Monday, January 05, 2009

How Much Oversight of Small Food Producers/Distributors?

There's a heated discussion going on at The Ethicurean regarding one of Bill Marler's Ten Top Food Safety Challenges for 2009:

Local Food Safety Cop?: In Which Bill Marler Is Compared To John Travolta, Ally McBeal, Julia Roberts, And 80s Pop Star Tiffany, All In One Place

The Challenge in question, Marler's #2:
2. Local Food: Outbreaks linked to local food and/or farmer's markets. Community Supported Agriculture (CSA) groups and food co-ops need to demonstrate knowledge and practice of food safety, and be inspected. In addition to produce and meats/fish, prepared items are currently unsupervised.
I don't see anything threatening about it.

The author of the Ethicurean blog post however takes issue with it.

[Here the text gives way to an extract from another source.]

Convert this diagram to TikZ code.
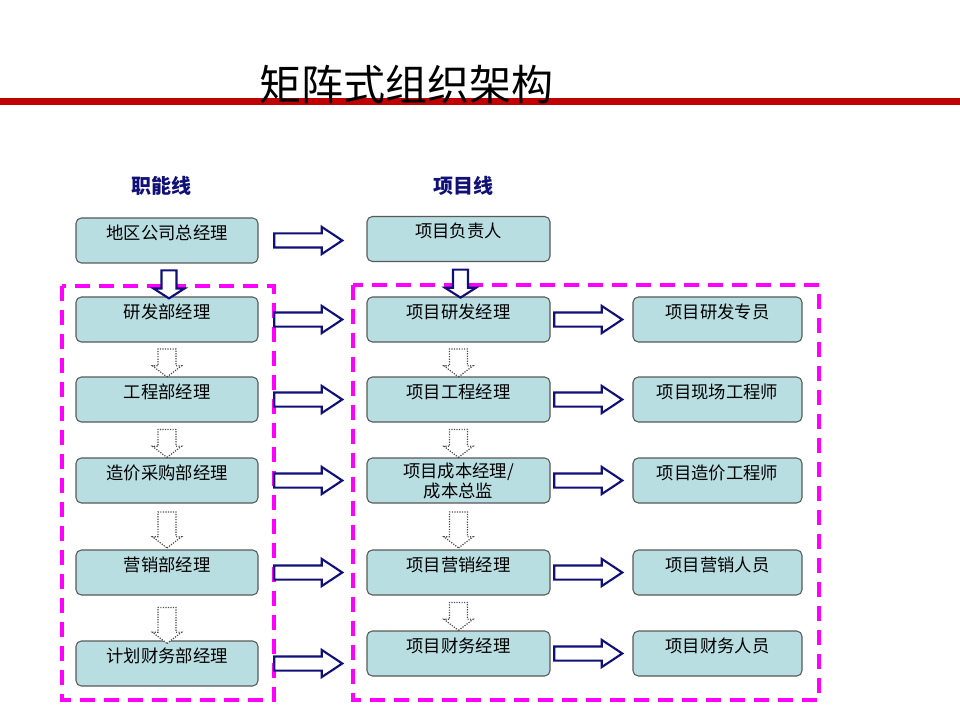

She argues that since "small-scale producers are often the most responsible," they should be treated differently than large-scale producers when it comes to food safety.

She says that the small producer is not in it for the money:
"Unlike the large-scale processors, they put that quality above their financial interests day after day after day."
But she also says:
"If the cost of producing quality food for informed consumers becomes prohibitive," it could put the small producer out of business.
So, it is about making a profit?

I've read her post a number of times and I can't figure out if she is against licensure, inspection and oversight for small producers or not ... which, I believe, was the gist of Marler's #2 challenge.

In an earlier post, I referred to the food co-op Manna Storehouse. They didn't want to get a license. The state of Ohio wanted them to. After a year, the state conducted a raid and confiscated their product. Manna said it was unfair. However, some of Manna Storehouse's beef was discovered in a food service freezer at Oberlin College. I don't understand why a food co-op that knowingly distributes meat to a College shouldn't be licensed and inspected.